A Glorious Truth About God’s Mercy

In a recent sermon, I quoted the Puritan preacher Richard Sibbes, who famously said, “There is more mercy in Christ than sin in us.” That’s a proposition that you could savor for a lifetime. For a child of God, however deep the sin that remains, God’s mercy is deeper still. I suspect that as the church, we struggle to hold a biblical perspective on license and despair when it comes to our attitude towards sin. Sometimes, we take sin too lightly. Other times, after we have strayed, we despair of hope, as though Christ has not promised to keep us.

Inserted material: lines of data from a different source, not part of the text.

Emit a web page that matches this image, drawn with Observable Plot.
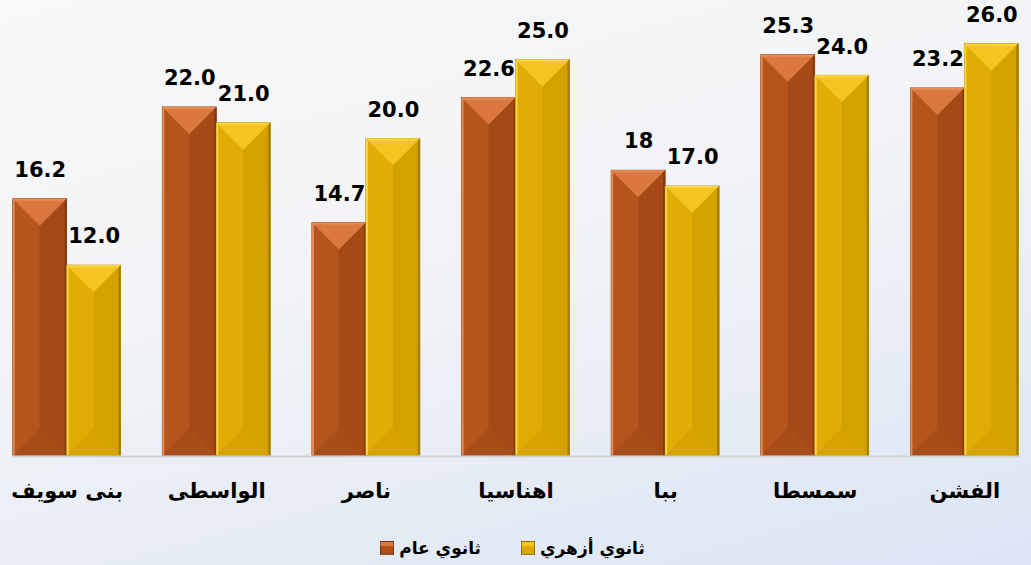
<!DOCTYPE html>
<html>
<head>
<meta charset="utf-8">
<script src="https://cdn.jsdelivr.net/npm/d3@7"></script>
<script src="https://cdn.jsdelivr.net/npm/@observablehq/plot@0.6"></script>
<style>
  html, body { margin: 0; padding: 0; }
  body {
    width: 1031px; height: 565px; overflow: hidden;
    background: linear-gradient(165deg, #f8f8f8 0%, #f1f3f6 45%, #dbe5f4 100%);
    font-family: "DejaVu Sans", "Noto Sans", sans-serif;
  }
  #chart svg { display: block; }
  #legend {
    display: flex; justify-content: center; align-items: center; gap: 40px;
    direction: ltr; height: 45px; margin-top: 5px; padding-right: 6px;
    font-weight: bold; font-size: 17px; color: #000;
  }
  .item { display: flex; align-items: center; gap: 5px; }
  .sw { width: 12px; height: 12px; border: 1px solid rgba(0,0,0,0.35); }
</style>
</head>
<body>
<div id="chart"></div>
<div id="legend"></div>
<script>
const categories = ["بنى سويف", "الواسطى", "ناصر", "اهناسيا", "ببا", "سمسطا", "الفشن"];
const seriesNames = ["ثانوي عام", "ثانوي أزهري"];
const generalValues = [16.2, 22.0, 14.7, 22.6, 18, 25.3, 23.2];
const azhariValues = [12.0, 21.0, 20.0, 25.0, 17.0, 24.0, 26.0];
const generalLabels = ["16.2", "22.0", "14.7", "22.6", "18", "25.3", "23.2"];
const azhariLabels = ["12.0", "21.0", "20.0", "25.0", "17.0", "24.0", "26.0"];
const seriesColors = ["#b0521b", "#dca806"];

// shading palettes per series: left, right, top, bottom, edge, highlight
const palettes = {
  "ثانوي عام": {L: "#b5541c", R: "#a54a16", T: "#db7840", B: "#a94d18", E: "#84390f", H: "#e58c58"},
  "ثانوي أزهري": {L: "#e2ac06", R: "#d4a200", T: "#f4c521", B: "#d7a300", E: "#a07c00", H: "#fad545"}
};

const rows = [];
categories.forEach((c, i) => {
  rows.push({category: c, series: seriesNames[0], value: generalValues[i], label: generalLabels[i]});
  rows.push({category: c, series: seriesNames[1], value: azhariValues[i], label: azhariLabels[i]});
});

const NS = "http://www.w3.org/2000/svg";
function poly(g, pts, fill) {
  const p = document.createElementNS(NS, "polygon");
  p.setAttribute("points", pts.map(q => q.join(",")).join(" "));
  p.setAttribute("fill", fill);
  g.appendChild(p);
}

function bevel(index, scales, values, dimensions, context, next) {
  const g = next(index, scales, values, dimensions, context);
  const rects = Array.from(g.querySelectorAll("rect"));
  rects.forEach((r, k) => {
    const d = rows[index[k]];
    const p = palettes[d.series];
    const x = +r.getAttribute("x"), y = +r.getAttribute("y");
    const w = +r.getAttribute("width"), h = +r.getAttribute("height");
    const parent = r.parentNode;
    const sub = document.createElementNS(NS, "g");
    const dep = Math.min(w / 2, h / 2);
    r.setAttribute("fill", p.L);
    r.setAttribute("stroke", p.E);
    r.setAttribute("stroke-width", 0.8);
    poly(sub, [[x + w / 2, y], [x + w, y], [x + w, y + h], [x + w / 2, y + h]], p.R);
    poly(sub, [[x, y + h], [x + w, y + h], [x + w / 2, y + h - dep]], p.B);
    poly(sub, [[x, y], [x + w, y], [x + w / 2, y + dep]], p.T);
    poly(sub, [[x, y], [x + w, y], [x + w - 2, y + 2], [x + 2, y + 2]], p.H);
    poly(sub, [[x, y], [x + 2, y + 2], [x + 2, y + h], [x, y + h]], p.H);
    poly(sub, [[x + w, y], [x + w - 2, y + 2], [x + w - 2, y + h], [x + w, y + h]], p.E);
    parent.insertBefore(sub, r.nextSibling);
  });
  return g;
}

const chart = Plot.plot({
  width: 1031,
  height: 520,
  marginLeft: 0,
  marginRight: 0,
  marginTop: 12,
  marginBottom: 65,
  style: {background: "transparent", overflow: "visible", fontFamily: "DejaVu Sans, sans-serif"},
  fx: {domain: categories, paddingInner: 0.2786, paddingOuter: 0.0848, round: false, label: null},
  x: {domain: seriesNames, padding: 0, round: false, axis: null},
  y: {domain: [0, 28], axis: null},
  color: {domain: seriesNames, range: seriesColors},
  marks: [
    Plot.frame({anchor: "bottom", facet: "super", stroke: "#d2d2d2", strokeWidth: 2, dy: 1}),
    Plot.barY(rows, {fx: "category", x: "series", y: "value", fill: "series", render: bevel}),
    Plot.text(rows, {fx: "category", x: "series", y: "value", text: "label", dy: -29,
      fontSize: 21, fontWeight: "bold", fill: "#000"}),
    Plot.axisFx({anchor: "bottom", tickSize: 0, tickPadding: 28, fontSize: 21, fontWeight: "bold",
      label: null, fill: "#000"})
  ]
});
document.getElementById("chart").appendChild(chart);

const legend = document.getElementById("legend");
seriesNames.forEach((s, i) => {
  const item = document.createElement("div");
  item.className = "item";
  const sw = document.createElement("div");
  sw.className = "sw";
  const p = palettes[s];
  sw.style.background = `linear-gradient(180deg, ${p.T} 0%, ${p.T} 35%, ${p.L} 36%, ${p.R} 100%)`;
  const t = document.createElement("span");
  t.textContent = s;
  item.appendChild(sw);
  item.appendChild(t);
  legend.appendChild(item);
});
</script>
</body>
</html>
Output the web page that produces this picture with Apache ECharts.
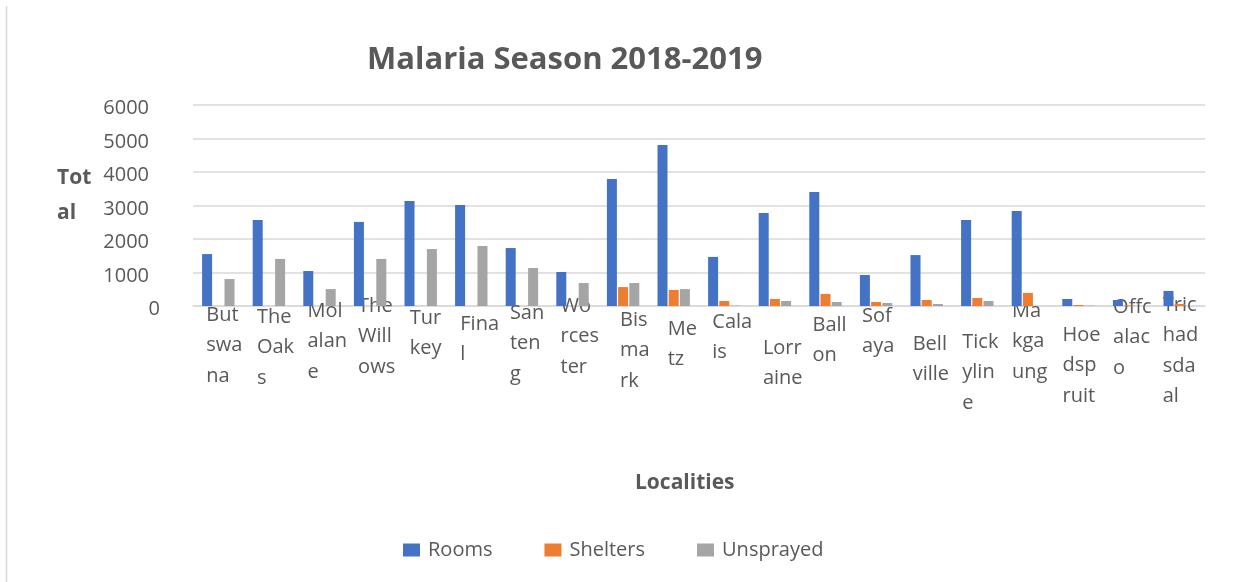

Wisdom calls us to grieve our sin but to never despair of hope. To despair of hope is to regard the power and promises of God as weak and fallible. To despair of hope doubts the superiority of the New Covenant in Christ’s blood to the old one. And to despair of hope is to put the emphasis of the gospel on us instead of God’s faithfulness. While it’s true that the godly will be sanctified, that by the Spirit, we will put to death the sinful deeds of body, yet the promise teaches us that God’s people, because of God’s mercy, will persevere to the end.

What does a wise attitude towards sin and mercy look like? It looks like striving to obey God’s commands while fully embracing the promise. Apostle Peter holds before us a hope initiated by God’s mercy, and guarded God, Himself:

Blessed be the God and Father of our Lord Jesus Christ! According to his great mercy, he has caused us to be born again to a living hope through the resurrection of Jesus Christ from the dead, to an inheritance that is imperishable, undefiled, and unfading, kept in heaven for you, who by God's power are being guarded through faith for a salvation ready to be revealed in the last time.”

Friends, as we strive to please Christ, and as we inevitably fail at times, do not despair. Repent. Turn back to Christ as you remember that your inheritance is in heaven—out of the reach of your enemies, even your sin. Hold fast to a God whose mercy is holding onto you. Remember: “There is more mercy in Christ than sin in us.”